### What to do
Only the pictures are omitted; repeat all other data exactly.

----------------

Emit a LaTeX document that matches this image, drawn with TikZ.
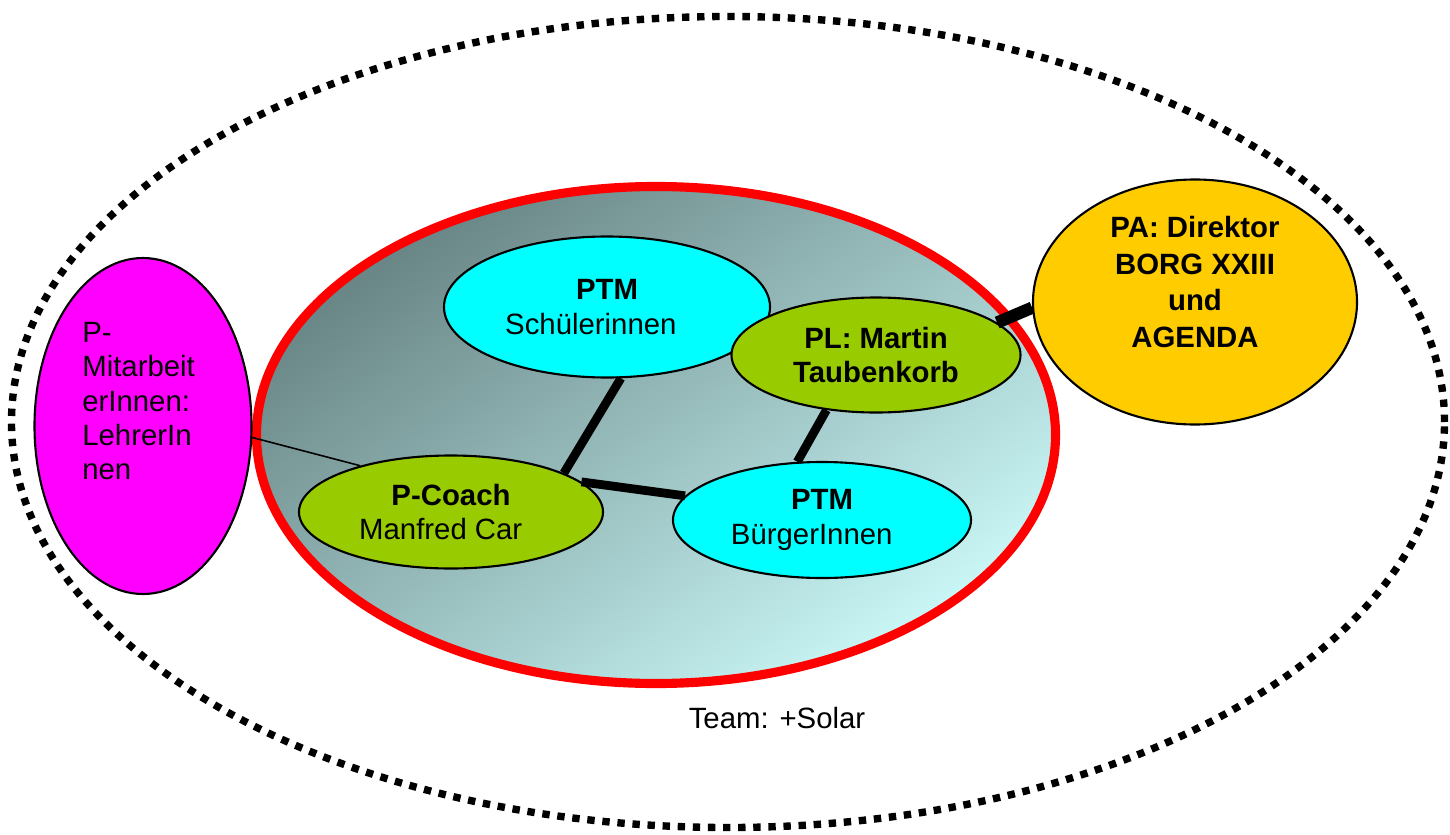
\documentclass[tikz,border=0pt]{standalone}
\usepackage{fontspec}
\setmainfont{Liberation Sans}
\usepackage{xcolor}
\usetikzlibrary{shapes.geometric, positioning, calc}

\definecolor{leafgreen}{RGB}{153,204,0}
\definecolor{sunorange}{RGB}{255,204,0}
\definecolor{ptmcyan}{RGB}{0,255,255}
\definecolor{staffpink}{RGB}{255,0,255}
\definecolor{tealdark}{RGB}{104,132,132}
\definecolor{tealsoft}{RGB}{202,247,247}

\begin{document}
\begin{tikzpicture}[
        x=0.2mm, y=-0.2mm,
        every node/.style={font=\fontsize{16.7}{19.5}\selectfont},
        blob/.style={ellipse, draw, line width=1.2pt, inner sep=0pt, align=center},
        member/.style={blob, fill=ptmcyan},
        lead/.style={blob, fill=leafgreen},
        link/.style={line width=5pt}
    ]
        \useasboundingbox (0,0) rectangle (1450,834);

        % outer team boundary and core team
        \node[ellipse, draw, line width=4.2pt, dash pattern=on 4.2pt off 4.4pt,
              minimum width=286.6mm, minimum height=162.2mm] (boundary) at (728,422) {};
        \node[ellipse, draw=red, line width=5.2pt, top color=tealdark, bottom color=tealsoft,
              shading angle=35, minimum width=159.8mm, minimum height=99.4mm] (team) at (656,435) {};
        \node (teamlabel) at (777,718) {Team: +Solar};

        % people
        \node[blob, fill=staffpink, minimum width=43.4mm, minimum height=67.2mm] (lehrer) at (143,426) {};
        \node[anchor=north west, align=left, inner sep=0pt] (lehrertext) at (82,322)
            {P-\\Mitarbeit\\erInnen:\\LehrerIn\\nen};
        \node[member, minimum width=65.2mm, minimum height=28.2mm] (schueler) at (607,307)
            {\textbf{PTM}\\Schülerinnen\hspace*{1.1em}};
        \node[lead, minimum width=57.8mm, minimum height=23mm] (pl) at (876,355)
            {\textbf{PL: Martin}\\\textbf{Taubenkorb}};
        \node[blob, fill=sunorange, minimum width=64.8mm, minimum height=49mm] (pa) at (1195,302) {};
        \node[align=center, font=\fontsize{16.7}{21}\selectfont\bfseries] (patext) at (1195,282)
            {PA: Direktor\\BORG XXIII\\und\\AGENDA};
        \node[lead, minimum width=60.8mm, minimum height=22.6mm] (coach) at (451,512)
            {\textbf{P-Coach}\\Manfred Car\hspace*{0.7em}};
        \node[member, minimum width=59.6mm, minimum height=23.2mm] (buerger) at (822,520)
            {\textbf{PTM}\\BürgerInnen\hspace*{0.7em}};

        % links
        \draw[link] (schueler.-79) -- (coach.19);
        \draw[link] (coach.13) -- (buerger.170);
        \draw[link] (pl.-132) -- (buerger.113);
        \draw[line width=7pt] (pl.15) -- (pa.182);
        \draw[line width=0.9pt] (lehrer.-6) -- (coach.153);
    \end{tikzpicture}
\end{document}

----------------

### Written answer
Emit a LaTeX document that matches this image, drawn with TikZ.
\documentclass[tikz,border=0pt]{standalone}
\usepackage{fontspec}
\setmainfont{Liberation Sans}
\usepackage{xcolor}
\usetikzlibrary{shapes.geometric, positioning, calc}

\definecolor{leafgreen}{RGB}{153,204,0}
\definecolor{sunorange}{RGB}{255,204,0}
\definecolor{ptmcyan}{RGB}{0,255,255}
\definecolor{staffpink}{RGB}{255,0,255}
\definecolor{tealdark}{RGB}{104,132,132}
\definecolor{tealsoft}{RGB}{202,247,247}

\begin{document}
\begin{tikzpicture}[
        x=0.2mm, y=-0.2mm,
        every node/.style={font=\fontsize{16.7}{19.5}\selectfont},
        blob/.style={ellipse, draw, line width=1.2pt, inner sep=0pt, align=center},
        member/.style={blob, fill=ptmcyan},
        lead/.style={blob, fill=leafgreen},
        link/.style={line width=5pt}
    ]
        \useasboundingbox (0,0) rectangle (1450,834);

        % outer team boundary and core team
        \node[ellipse, draw, line width=4.2pt, dash pattern=on 4.2pt off 4.4pt,
              minimum width=286.6mm, minimum height=162.2mm] (boundary) at (728,422) {};
        \node[ellipse, draw=red, line width=5.2pt, top color=tealdark, bottom color=tealsoft,
              shading angle=35, minimum width=159.8mm, minimum height=99.4mm] (team) at (656,435) {};
        \node (teamlabel) at (777,718) {Team: +Solar};

        % people
        \node[blob, fill=staffpink, minimum width=43.4mm, minimum height=67.2mm] (lehrer) at (143,426) {};
        \node[anchor=north west, align=left, inner sep=0pt] (lehrertext) at (82,322)
            {P-\\Mitarbeit\\erInnen:\\LehrerIn\\nen};
        \node[member, minimum width=65.2mm, minimum height=28.2mm] (schueler) at (607,307)
            {\textbf{PTM}\\Schülerinnen\hspace*{1.1em}};
        \node[lead, minimum width=57.8mm, minimum height=23mm] (pl) at (876,355)
            {\textbf{PL: Martin}\\\textbf{Taubenkorb}};
        \node[blob, fill=sunorange, minimum width=64.8mm, minimum height=49mm] (pa) at (1195,302) {};
        \node[align=center, font=\fontsize{16.7}{21}\selectfont\bfseries] (patext) at (1195,282)
            {PA: Direktor\\BORG XXIII\\und\\AGENDA};
        \node[lead, minimum width=60.8mm, minimum height=22.6mm] (coach) at (451,512)
            {\textbf{P-Coach}\\Manfred Car\hspace*{0.7em}};
        \node[member, minimum width=59.6mm, minimum height=23.2mm] (buerger) at (822,520)
            {\textbf{PTM}\\BürgerInnen\hspace*{0.7em}};

        % links
        \draw[link] (schueler.-79) -- (coach.19);
        \draw[link] (coach.13) -- (buerger.170);
        \draw[link] (pl.-132) -- (buerger.113);
        \draw[line width=7pt] (pl.15) -- (pa.182);
        \draw[line width=0.9pt] (lehrer.-6) -- (coach.153);
    \end{tikzpicture}
\end{document}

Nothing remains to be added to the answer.